The development and acquisition of SAP skills is growing consideration for those organisations planning to move to SAP S/4HANA. Almost three-quarters (73%) of organisations were concerned a lack of available skills will impact the speed their organisation moves to SAP S/4HANA, while 67% think it is/was a challenge to train existing staff to implement and manage SAP S/4HANA.
“Beyond simply making the business case for the upgrade, organisations also have to factor in the availability of skills for both the implementation and management of SAP S/4 HANA,” continued Cooper.
“While there currently appears to be sufficient skills to support current demand for SAP S/4HANA, there is the potential for greater disparity in the future as demand increases the nearer we get to the 2027 maintenance deadline for ECC 6.0. While there clearly isn’t a silver bullet, it is up to the entire SAP ecosystem to work together to retain and share knowledge, and develop the next-generation workforce.
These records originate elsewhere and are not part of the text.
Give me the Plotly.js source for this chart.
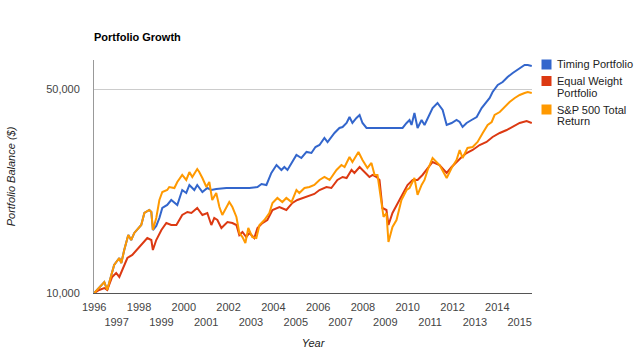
<!DOCTYPE html>
<html>
<head>
<meta charset="utf-8">
<script src="https://cdn.plot.ly/plotly-3.0.1.min.js"></script>
<style>
  html, body { margin: 0; padding: 0; background: #fff; }
  #chart { width: 640px; height: 353px; }
</style>
</head>
<body>
<div id="chart"></div>
<script>
// ---- Data ----
const chartTitle = "Portfolio Growth";
const xTitle = "Year";
const yTitle = "Portfolio Balance ($)";
const seriesNames = ["Timing Portfolio", "Equal Weight Portfolio", "S&P 500 Total Return"];
const legendLines = [["Timing Portfolio"], ["Equal Weight", "Portfolio"], ["S&P 500 Total", "Return"]];
const seriesColors = ["#3366cc", "#dc3912", "#ff9900"];

const yearTicks = [1996,1997,1998,1999,2000,2001,2002,2003,2004,2005,2006,2007,2008,2009,2010,2011,2012,2013,2014,2015];
const yTickVals = [10000, 50000];
const yTickText = ["10,000", "50,000"];

const timingX = [1996.0,1996.45,1996.58,1996.89,1997.12,1997.21,1997.34,1997.52,1997.65,1997.79,
  1998.10,1998.24,1998.46,1998.55,1998.62,
  1998.77,1998.91,1999.04,1999.26,1999.44,1999.71,1999.93,2000.11,2000.25,2000.47,
  2000.60,2000.83,2001.05,2001.23,2001.45,2001.90,2002.48,2002.93,2003.29,2003.47,
  2003.69,2003.91,2004.14,2004.36,2004.49,2004.63,2005.03,2005.25,2005.48,2005.70,
  2005.88,2006.06,2006.28,2006.42,2006.73,2006.95,2007.09,2007.27,2007.40,2007.53,
  2007.71,2007.85,2007.98,2008.16,2008.61,2009.19,2009.77,2009.95,2010.08,2010.17,
  2010.30,2010.44,2010.62,2010.75,2010.89,2011.11,2011.33,2011.56,2011.74,2011.96,
  2012.18,2012.32,2012.45,2012.63,2012.85,2013.08,2013.30,2013.52,2013.66,2013.79,
  2014.02,2014.24,2014.46,2014.69,2014.91,2015.09,2015.22,2015.36,2015.54];
const timingY = [10000,10900,10240,12470,13180,12670,14040,15800,15190,16060,
  17100,18800,19250,18950,16440,
  16970,18070,19560,20030,20830,20030,22540,22020,23450,22540,
  23450,22190,22900,22540,22720,22900,22900,22900,23080,23640,
  23450,25780,27460,26400,27030,26400,29720,29020,30430,30190,
  31650,32150,33980,32920,35350,36770,37060,38250,40100,38250,
  39790,40740,38250,36770,36770,36770,36770,38250,39160,37650,
  41390,36770,39160,37650,39790,43050,44790,42380,37650,38250,
  39160,38550,37060,38250,39160,40100,43050,45140,46590,48850,
  51630,52860,54990,56760,58110,59500,60450,60450,59980];

const equalX = [1996.0,1996.22,1996.45,1996.58,1996.80,1996.98,1997.12,1997.25,1997.48,1997.70,
  1998.01,1998.37,1998.55,1998.62,1998.77,1999.00,1999.22,1999.44,1999.67,1999.93,
  2000.16,2000.34,2000.60,2000.83,2001.05,2001.23,2001.36,2001.50,2001.68,2001.81,
  2001.95,2002.17,2002.35,2002.48,2002.62,2002.79,2002.93,2003.15,2003.29,2003.51,
  2003.73,2003.96,2004.27,2004.58,2004.85,2005.07,2005.30,2005.61,2005.83,2006.06,
  2006.37,2006.59,2006.86,2007.09,2007.27,2007.49,2007.62,2007.85,2008.07,2008.29,
  2008.43,2008.61,2008.74,2008.87,2009.05,2009.14,2009.32,2009.55,2009.77,2009.99,
  2010.22,2010.44,2010.66,2010.89,2011.11,2011.42,2011.74,2011.96,2012.18,2012.41,
  2012.63,2012.90,2013.21,2013.52,2013.79,2014.11,2014.42,2014.69,2015.00,2015.31,
  2015.54];
const equalY = [10000,10240,10400,10240,11350,11710,11350,11990,13180,13500,
  14380,15430,15190,14040,15190,16440,17370,17100,17100,18510,
  18950,18800,19560,18510,18800,17100,18070,17790,16700,17100,
  17510,17370,17100,15800,16180,15550,16060,15430,16700,17370,
  17790,19250,19710,19250,20350,20830,21170,21510,21850,22540,
  23080,22900,24400,24980,24780,26400,25780,27030,25980,24980,
  25380,24980,24400,19560,19250,17100,18800,20350,22020,23450,
  24400,24400,25380,26820,28120,27460,25780,27030,28120,29250,
  30190,30910,32150,32920,34250,35350,36190,37060,38250,38850,
  38250];

const spX = [1996.0,1996.45,1996.58,1996.89,1997.12,1997.21,1997.34,1997.52,1997.65,1997.79,
  1998.10,1998.24,1998.46,1998.55,1998.62,1998.77,1998.91,1999.04,1999.26,1999.35,
  1999.58,1999.71,1999.93,2000.11,2000.25,2000.38,2000.60,2000.69,2000.83,2001.01,
  2001.14,2001.27,2001.45,2001.59,2001.72,2001.90,2002.03,2002.17,2002.35,2002.48,
  2002.62,2002.75,2002.88,2003.06,2003.24,2003.38,2003.60,2003.82,2003.96,2004.18,
  2004.40,2004.58,2004.81,2005.03,2005.16,2005.39,2005.61,2005.83,2006.06,2006.28,
  2006.51,2006.82,2007.04,2007.18,2007.40,2007.53,2007.80,2007.98,2008.20,2008.38,
  2008.52,2008.65,2008.83,2008.92,2009.05,2009.14,2009.32,2009.50,2009.72,2009.95,
  2010.08,2010.30,2010.44,2010.62,2010.75,2010.89,2011.11,2011.42,2011.74,2011.96,
  2012.18,2012.32,2012.45,2012.67,2012.90,2013.12,2013.35,2013.57,2013.75,2013.88,
  2014.11,2014.33,2014.55,2014.78,2015.00,2015.22,2015.36,2015.54];
const spY = [10000,10900,10240,12470,13180,12670,14040,15800,15190,16060,
  17100,18800,19250,18950,16440,18070,20830,22190,22540,23080,
  22900,24010,25380,24400,25980,24980,26600,25980,24780,23080,
  24010,20830,22020,19710,18510,19710,20500,19710,18220,16060,
  15550,14840,16700,15550,15430,17100,17790,18800,20350,21170,
  20500,21170,20500,22540,22020,22900,23080,23450,24400,24980,
  24400,26400,27460,27030,29250,28120,30430,28560,26820,27900,
  25380,25380,20350,18220,18800,14950,16840,17790,20830,22540,
  22900,24780,21680,23450,24400,26400,29020,27460,24780,26820,
  28560,30910,29020,31410,31650,32920,35350,37650,38550,40740,
  41710,43390,45140,46590,47700,48470,48850,48470];

// ---- Chart ----
const FONT = "'Liberation Sans', Arial, sans-serif";
const W = 640, H = 353;
const M = {l: 94, r: 108, t: 60, b: 60};
const PW = W - M.l - M.r, PH = H - M.t - M.b;
const px2x = p => (p - M.l) / PW;
const px2y = p => (H - M.b - p) / PH;

const xs = [timingX, equalX, spX];
const ys = [timingY, equalY, spY];
const traces = seriesNames.map((n, i) => ({
  type: 'scatter', mode: 'lines', name: n, x: xs[i], y: ys[i],
  line: {color: seriesColors[i], width: 2}, hoverinfo: 'x+y+name'
}));

const tickText = yearTicks.map((y, i) => i % 2 === 0 ? String(y) : ' <br>' + y);

const shapes = [];
const annotations = [];
const legendRowY = [64.5, 81, 109.5];
const lineStep = 11.5;
legendLines.forEach((lines, i) => {
  const cy = legendRowY[i];
  shapes.push({type: 'rect', xref: 'paper', yref: 'paper',
    x0: px2x(541.5), x1: px2x(551.5), y0: px2y(cy - 5), y1: px2y(cy + 5),
    fillcolor: seriesColors[i], line: {width: 0}});
  lines.forEach((t, j) => {
    annotations.push({xref: 'paper', yref: 'paper', x: px2x(555), y: px2y(cy + j * lineStep),
      xanchor: 'left', yanchor: 'middle', text: t, showarrow: false,
      font: {family: FONT, size: 11, color: '#222'}});
  });
});

const layout = {
  width: W, height: H, margin: M,
  paper_bgcolor: '#fff', plot_bgcolor: '#fff',
  showlegend: false,
  title: {text: '<b>' + chartTitle + '</b>', xref: 'container', yref: 'container',
    x: 94 / W, xanchor: 'left', y: 1 - 37 / H, yanchor: 'middle',
    font: {family: FONT, size: 11, color: '#000'}},
  xaxis: {
    range: [1995.99, 2015.55], tickmode: 'array', tickvals: yearTicks, ticktext: tickText,
    tickangle: 0,
    showgrid: false, zeroline: false, showline: true, linecolor: '#555', linewidth: 1,
    ticks: '', ticklabelstandoff: 4,
    tickfont: {family: FONT, size: 11, color: '#444'},
    title: {text: xTitle, standoff: 12, font: {family: FONT, size: 11, color: '#222', style: 'italic'}},
    fixedrange: true
  },
  yaxis: {
    type: 'log', range: [4, 4.7985], tickmode: 'array', tickvals: yTickVals, ticktext: yTickText,
    showgrid: true, gridcolor: '#cccccc', gridwidth: 1, zeroline: false,
    showline: true, linecolor: '#999', linewidth: 1, ticks: '', ticklabelstandoff: 11,
    tickfont: {family: FONT, size: 11, color: '#444'},
    title: {text: yTitle, standoff: 28, font: {family: FONT, size: 11, color: '#222', style: 'italic'}},
    fixedrange: true
  },
  shapes: shapes,
  annotations: annotations
};

Plotly.newPlot('chart', traces, layout, {displayModeBar: false, staticPlot: true});
</script>
</body>
</html>
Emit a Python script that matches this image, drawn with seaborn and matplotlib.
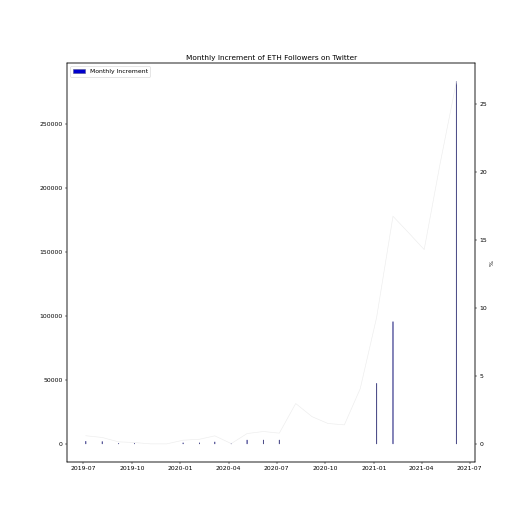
import numpy as np
import pandas as pd
import matplotlib
matplotlib.use('Agg')
import matplotlib.pyplot as plt
import seaborn as sns

# monthly snapshots (early in each month)
months = pd.date_range('2019-07-01', periods=24, freq='MS') + pd.Timedelta(days=5)

# monthly follower increment (only the bars that show up in the chart)
increment = [2000, 1800, 400, 400, np.nan, np.nan,
             800, 800, 1500, 300, 3000, 3000,
             3000, np.nan, np.nan, np.nan, np.nan, np.nan,
             47300, 95600, np.nan, np.nan, np.nan, 283600]

# monthly growth in percent
growth_pct = [0.6, 0.47, 0.15, 0.1, 0.0, 0.0,
              0.27, 0.34, 0.59, 0.02, 0.76, 0.91,
              0.79, 2.97, 2.0, 1.5, 1.4, 4.06,
              9.3, 16.75, 15.6, 14.3, 20.6, 26.67]

df = pd.DataFrame({'month': months, 'increment': increment, 'pct': growth_pct})

fig, ax = plt.subplots(figsize=(12, 12), dpi=44)
fig.subplots_adjust(left=0.127, right=0.9, top=0.88, bottom=0.125)
ax.bar(df['month'], df['increment'], width=0.8, color='mediumblue',
       edgecolor='#50508a', linewidth=0.9, snap=False, label='Monthly Increment')
ax.set_title('Monthly Increment of ETH Followers on Twitter')
ax.legend(loc='upper left')
top = np.nanmax(increment)
ax.set_ylim(-0.05 * top, 1.05 * top)

ax2 = ax.twinx()
sns.lineplot(data=df, x='month', y='pct', ax=ax2, color='#ececec', linewidth=1)
ax2.set_ylabel('%')
ax.set_xlabel('')

fig.savefig('out.png', dpi=44)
This will help ensure that organisations of all sizes have the skills available to support them both now and in the future, irrespective of the speed of their digital journey.”
“Companies that create a culture of continuous learning can maximise business performance, achieve outstanding results, and optimise the intelligent enterprise,” said Eva Zauke, senior vice president and global head of SAP Enterprise Adoption. “Closing the skills gap and enabling people to perform at their best is the foundation for making the digital transformation a success.”
The User Group will be hosting a stream entitled ‘SAP Skills’ as part of its Digital Insights Symposium, which is taking place 2 December.